In Brief: Marc Thiessen Gets Treats from His Masters When He Lies:
Rotund waterboarding enthusiast Marc Thiessen, the former Bush speechwriter and walking man-turd, writes about the upcoming sentencing of Ahmad Ghailani, who was convicted on one of many counts related to U.S. embassy bombings in Kenya and Tanzania, "In 2007, after being transferred from CIA custody to Guantanamo Bay, he was interviewed by the FBI and provided a confession he acknowledged was completely voluntary...had the jury known about Ghailani's confession, this al-Qaeda terrorist likely would have been convicted on 285 counts, not one." The mean ol' judge didn't admit the confession or other statements about Ghailani from other witnesses.
You read that and, if you're not following such things or you don't know that Thiessen is the kind of cretinous anus-licker that the powerful have always counted on to do their bidding, you might think, "Huh, that is an injustice." Except, of course, Thiessen is lying by omission. Because, see, for two years, while in CIA custody, Ghailani was tortured at a secret black site, as were witnesses. And Judge Lewis Kaplan said, simply, that the law doesn't allow the admission of evidence gained from torture.

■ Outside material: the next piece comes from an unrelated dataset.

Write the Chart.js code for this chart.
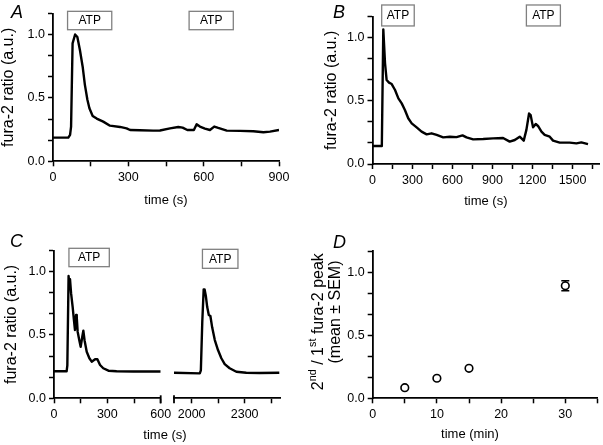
<!DOCTYPE html>
<html><head><meta charset="utf-8">
<script src="https://cdn.jsdelivr.net/npm/chart.js@4.4.1/dist/chart.umd.min.js"></script>
<style>
html,body{margin:0;padding:0;background:#fff;}
#wrap{position:relative;width:603px;height:445px;overflow:hidden;background:#fff;}
canvas{position:absolute;}
</style></head><body>
<div id="wrap">
<canvas id="cA" width="300" height="222" style="left:0;top:0"></canvas>
<canvas id="cB" width="303" height="222" style="left:300px;top:0"></canvas>
<canvas id="cC1" width="300" height="223" style="left:0;top:222px"></canvas>
<canvas id="cC2" width="135" height="223" style="left:165px;top:222px"></canvas>
<canvas id="cD" width="303" height="223" style="left:300px;top:222px"></canvas>
</div>
<script>
// ---------------- data ----------------
const timeA  = [0, 61, 68, 72, 78, 88, 97, 107, 118, 127, 137, 145, 158, 174, 200, 227, 267, 293, 307, 346, 399, 426, 466, 499, 516, 535, 561, 572, 585, 605, 625, 642, 658, 692, 745, 798, 838, 864, 900];
const ratioA = [0.187, 0.187, 0.208, 0.274, 0.93, 1.0, 0.98, 0.88, 0.748, 0.603, 0.485, 0.419, 0.358, 0.337, 0.313, 0.281, 0.271, 0.26, 0.247, 0.245, 0.242, 0.243, 0.26, 0.271, 0.266, 0.247, 0.247, 0.292, 0.274, 0.258, 0.247, 0.274, 0.263, 0.242, 0.24, 0.237, 0.229, 0.234, 0.247];

const timeB  = [0, 66, 70, 81, 94, 106, 124, 144, 169, 194, 219, 243, 268, 294, 331, 368, 406, 443, 481, 530, 580, 630, 675, 705, 755, 830, 904, 979, 1029, 1067, 1104, 1134, 1154, 1174, 1186, 1204, 1224, 1241, 1267, 1291, 1329, 1354, 1404, 1479, 1529, 1566, 1616];
const ratioB = [0.142, 0.142, 0.15, 1.066, 0.797, 0.665, 0.644, 0.633, 0.586, 0.52, 0.48, 0.428, 0.362, 0.322, 0.29, 0.256, 0.235, 0.243, 0.23, 0.211, 0.216, 0.213, 0.227, 0.211, 0.195, 0.198, 0.203, 0.206, 0.177, 0.19, 0.216, 0.185, 0.27, 0.40, 0.387, 0.29, 0.317, 0.301, 0.256, 0.23, 0.216, 0.185, 0.169, 0.169, 0.163, 0.171, 0.158];

const timeC1  = [0, 71, 75, 82, 86, 90, 96, 105, 112, 118, 124, 128, 133, 142, 150, 159, 165, 172, 184, 199, 212, 231, 244, 259, 277, 306, 352, 446, 540, 600];
const ratioC1 = [0.213, 0.213, 0.26, 0.965, 0.907, 0.94, 0.83, 0.72, 0.618, 0.539, 0.657, 0.64, 0.526, 0.46, 0.407, 0.486, 0.534, 0.457, 0.368, 0.316, 0.289, 0.308, 0.308, 0.263, 0.237, 0.218, 0.213, 0.212, 0.212, 0.212];

const timeC2  = [1900, 2046, 2052, 2060, 2068, 2073, 2080, 2088, 2097, 2106, 2116, 2131, 2149, 2168, 2187, 2215, 2253, 2309, 2384, 2496];
const ratioC2 = [0.202, 0.197, 0.22, 0.6, 0.86, 0.86, 0.81, 0.72, 0.657, 0.65, 0.56, 0.46, 0.381, 0.316, 0.27, 0.237, 0.21, 0.202, 0.2, 0.202];

const timeD  = [5, 10, 15, 30];
const ratioD = [0.084, 0.159, 0.238, 0.893];
const semD   = [0.01, 0.01, 0.01, 0.04];

// ATP application windows (s)
const atpA  = [[58, 234], [542, 718]];
const atpB  = [[69, 313], [1154, 1409]];
const atpC1 = [[84, 311]];
const atpC2 = [[2061, 2262]];

// ticks
const yTicks  = [0, 1/6, 2/6, 3/6, 4/6, 5/6, 1, 7/6];
const yLabels = [0, 0.5, 1.0];
const xTicksA  = [0, 150, 300, 450, 600, 750, 900];
const xLabelsA = [0, 300, 600, 900];
const xTicksB  = [0, 150, 300, 450, 600, 750, 900, 1050, 1200, 1350, 1500, 1650];
const xLabelsB = [0, 300, 600, 900, 1200, 1500];
const xTicksC1  = [0, 150, 300, 450, 600];
const xLabelsC1 = [0, 300, 600];
const xTicksC2  = [2000, 2150, 2300, 2450];
const xLabelsC2 = [2000, 2300];
const xTicksD  = [0, 5, 10, 15, 20, 25, 30, 35];
const xLabelsD = [0, 10, 20, 30];

// ---------------- styling ----------------
const FAM = "'Liberation Sans', Arial, Helvetica, sans-serif";
Chart.defaults.font.family = FAM;
Chart.defaults.color = '#000';
const tickFont = {family: FAM, size: 12.5};
const xTitleFont = {family: FAM, size: 13};
const yTitleFont = {family: FAM, size: 16, lineHeight: 1};

function xAxis(min, max, ticks, labels, h, title) {
  return {
    type: 'linear', min: min, max: max,
    afterBuildTicks: s => { s.ticks = ticks.map(v => ({value: v})); },
    afterFit: s => { s.height = h; },
    ticks: {autoSkip: false, maxRotation: 0, color: '#000', font: tickFont, padding: 4,
      callback: v => labels.some(l => Math.abs(l - v) < 1e-9) ? String(v) : ''},
    grid: {display: true, drawOnChartArea: false, drawTicks: true, tickLength: 5, tickWidth: 1.5, color: '#000'},
    border: {display: true, color: '#000', width: 1.8},
    title: title ? {display: true, text: title.text, font: xTitleFont, color: '#000', padding: {top: 0, bottom: title.pad}} : {display: false}
  };
}
function yAxis(w, title, show) {
  return {
    type: 'linear', min: 0, max: 7/6, display: show !== false,
    afterBuildTicks: s => { s.ticks = yTicks.map(v => ({value: v})); },
    afterFit: s => { s.width = w; },
    ticks: {autoSkip: false, color: '#000', font: tickFont, padding: 3,
      callback: v => yLabels.some(l => Math.abs(l - v) < 1e-9) ? v.toFixed(1) : ''},
    grid: {display: true, drawOnChartArea: false, drawTicks: true, tickLength: 5, tickWidth: 1.5, color: '#000'},
    border: {display: true, color: '#000', width: 1.8},
    title: title ? {display: true, text: title.text, font: yTitleFont, color: '#000', padding: {top: title.pad, bottom: 0}} : {display: false}
  };
}

const decoPlugin = {
  id: 'deco',
  beforeDatasetsDraw(chart, args, o) {
    if (!o.errors) return;
    const ctx = chart.ctx, xs = chart.scales.x, ys = chart.scales.y;
    ctx.save();
    ctx.strokeStyle = '#000'; ctx.lineWidth = 1.5;
    o.errors.x.forEach((xv, i) => {
      const px = xs.getPixelForValue(xv);
      const top = ys.getPixelForValue(o.errors.y[i] + o.errors.e[i]);
      const bot = ys.getPixelForValue(o.errors.y[i] - o.errors.e[i]);
      ctx.beginPath();
      ctx.moveTo(px, top); ctx.lineTo(px, bot);
      ctx.moveTo(px - 4, top); ctx.lineTo(px + 4, top);
      ctx.moveTo(px - 4, bot); ctx.lineTo(px + 4, bot);
      ctx.stroke();
    });
    ctx.restore();
  },
  afterDraw(chart, args, o) {
    const ctx = chart.ctx, xs = chart.scales.x, ys = chart.scales.y, ca = chart.chartArea;
    ctx.save();
    (o.boxes || []).forEach(([t0, t1]) => {
      const x0 = xs.getPixelForValue(t0), x1 = xs.getPixelForValue(t1);
      const y0 = ys.getPixelForValue(o.boxTop), y1 = ys.getPixelForValue(o.boxBottom);
      ctx.fillStyle = '#fff';
      ctx.fillRect(x0, y0, x1 - x0, y1 - y0);
      ctx.strokeStyle = '#808080'; ctx.lineWidth = 1.3;
      ctx.strokeRect(x0, y0, x1 - x0, y1 - y0);
      ctx.fillStyle = '#000'; ctx.font = '12px ' + FAM;
      ctx.textAlign = 'center'; ctx.textBaseline = 'middle';
      ctx.fillText('ATP', (x0 + x1) / 2, (y0 + y1) / 2 + 0.5);
    });
    (o.caps || []).forEach(side => {
      const px = side === 'right' ? ca.right : ca.left;
      ctx.strokeStyle = '#000'; ctx.lineWidth = 1.8;
      ctx.beginPath(); ctx.moveTo(px, ca.bottom - 3); ctx.lineTo(px, ca.bottom + 5); ctx.stroke();
    });
    (o.texts || []).forEach(t => {
      ctx.save();
      ctx.translate(t.x, t.y);
      if (t.rot) ctx.rotate(t.rot);
      ctx.fillStyle = '#000';
      ctx.textBaseline = t.baseline || 'middle';
      const size = t.size || 13;
      const parts = t.parts || [{s: t.text}];
      const fontFor = p => (t.italic ? 'italic ' : '') + (p.sup ? size * 0.68 : size) + 'px ' + FAM;
      let total = 0;
      parts.forEach(p => { ctx.font = fontFor(p); total += ctx.measureText(p.s).width; });
      let x = t.align === 'left' ? 0 : -total / 2;
      ctx.textAlign = 'left';
      parts.forEach(p => {
        ctx.font = fontFor(p);
        ctx.fillText(p.s, x, p.sup ? -size * 0.36 : 0);
        x += ctx.measureText(p.s).width;
      });
      ctx.restore();
    });
    ctx.restore();
  }
};

function pts(xs, ys) { return xs.map((x, i) => ({x: x, y: ys[i]})); }
function traceDS(xs, ys) {
  return {data: pts(xs, ys), borderColor: '#000', borderWidth: 2.4, pointRadius: 0, tension: 0, fill: false, borderJoinStyle: 'round'};
}
function baseOpts(pad, scales, deco) {
  return {
    responsive: false, animation: false, events: [],
    layout: {padding: pad},
    plugins: {legend: {display: false}, tooltip: {enabled: false}, deco: deco},
    scales: scales
  };
}

// Panel A
new Chart(document.getElementById('cA'), {
  type: 'line',
  data: {datasets: [traceDS(timeA, ratioA)]},
  options: baseOpts({left: 0, top: 13.4, right: 21, bottom: 10.7},
    {x: xAxis(0, 900, xTicksA, xLabelsA, 50, {text: 'time (s)', pad: 2.8}),
     y: yAxis(53, {text: 'fura-2 ratio (a.u.)', pad: 0.5})},
    {boxes: atpA, boxTop: 1.183, boxBottom: 1.038,
     texts: [{text: 'A', x: 11, y: 18, size: 18, italic: true, align: 'left', baseline: 'alphabetic'}]}),
  plugins: [decoPlugin]
});

// Panel B
new Chart(document.getElementById('cB'), {
  type: 'line',
  data: {datasets: [traceDS(timeB, ratioB)]},
  options: baseOpts({left: 0, top: 16.65, right: 3.8, bottom: 8},
    {x: xAxis(0, 1700, xTicksB, xLabelsB, 50, {text: 'time (s)', pad: 4.5}),
     y: yAxis(72.5, {text: 'fura-2 ratio (a.u.)', pad: 23.7})},
    {boxes: atpB, boxTop: 1.259, boxBottom: 1.093,
     texts: [{text: 'B', x: 33, y: 18, size: 18, italic: true, align: 'left', baseline: 'alphabetic'}]}),
  plugins: [decoPlugin]
});

// Panel C (left segment)
new Chart(document.getElementById('cC1'), {
  type: 'line',
  data: {datasets: [traceDS(timeC1, ratioC1)]},
  options: baseOpts({left: 0, top: 28.5, right: 139.3, bottom: 6.7},
    {x: xAxis(0, 600, xTicksC1, xLabelsC1, 40, null),
     y: yAxis(54, {text: 'fura-2 ratio (a.u.)', pad: 3.7})},
    {boxes: atpC1, boxTop: 1.184, boxBottom: 1.039, caps: ['right'],
     texts: [{text: 'C', x: 10, y: 24.7, size: 18, italic: true, align: 'left', baseline: 'alphabetic'},
             {text: 'time (s)', x: 165, y: 213.7}]}),
  plugins: [decoPlugin]
});

// Panel C (right segment)
new Chart(document.getElementById('cC2'), {
  type: 'line',
  data: {datasets: [traceDS(timeC2, ratioC2)]},
  options: baseOpts({left: 9, top: 28.5, right: 20, bottom: 6.7},
    {x: xAxis(1900, 2500, xTicksC2, xLabelsC2, 40, null),
     y: yAxis(0, null, false)},
    {boxes: atpC2, boxTop: 1.176, boxBottom: 1.026, caps: ['left']}),
  plugins: [decoPlugin]
});

// Panel D
new Chart(document.getElementById('cD'), {
  type: 'scatter',
  data: {datasets: [{data: pts(timeD, ratioD), showLine: false, pointRadius: 3.8, pointBorderWidth: 1.6,
    pointBorderColor: '#000', pointBackgroundColor: '#fff', clip: false}]},
  options: baseOpts({left: 0, top: 29.3, right: 3, bottom: 6.7},
    {x: xAxis(0, 35, xTicksD, xLabelsD, 40, null),
     y: yAxis(72.7, null)},
    {errors: {x: timeD, y: ratioD, e: semD},
     texts: [{text: 'D', x: 33, y: 26, size: 18, italic: true, align: 'left', baseline: 'alphabetic'},
             {text: 'time (min)', x: 170, y: 212},
             {parts: [{s: '2'}, {s: 'nd', sup: true}, {s: ' / 1'}, {s: 'st', sup: true}, {s: ' fura-2 peak'}], x: 19, y: 99.7, rot: -Math.PI / 2, size: 16},
             {text: '(mean \u00B1 SEM)', x: 36, y: 90, rot: -Math.PI / 2, size: 16}]}),
  plugins: [decoPlugin]
});
</script>
</body></html>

For Thiessen, of course, this means one simple thing: the American legal system sucks balls and alleged terrorists should only be tried in military commissions, where one can rewrite rules about what is and is not torture, thus allowing a statement made by the accused after a dozen or so near-death drownings. For anyone with what we might consider a "soul," the Ghailani case is Exhibit A in how much the Bush administration fucked up its own "War on Terror."
We are nearly ten years into this mad, endless war. Prisoners at Gitmo have been held without charge or trial for longer than Aleksandr Solzhenitsyn was in exile in the USSR (and even he was charged with a crime and given a show trial). And, really, the treatment of document leaker Bradley Manning, who is, you know, still an American citizen, is only marginally better. As for torture, in the Bush sense, it has been replaced by the evil efficiency of drone attacks on suspects.
What Thiessen is missing here, amid the denial of habeas corpus and assassinations, is that Ahmad Ghailani, who, charged or not, will never be a free man, is an exception, an aberration, not a sign of things to come for suspects and detainees of all stripes and nations. And that, barring some seismic event, like Oprah being disappeared, our American policies of isolation, exile, or murder, will continue unabated. Maybe Thiessen just misses the sounds of the gurgles and screams of the tortured.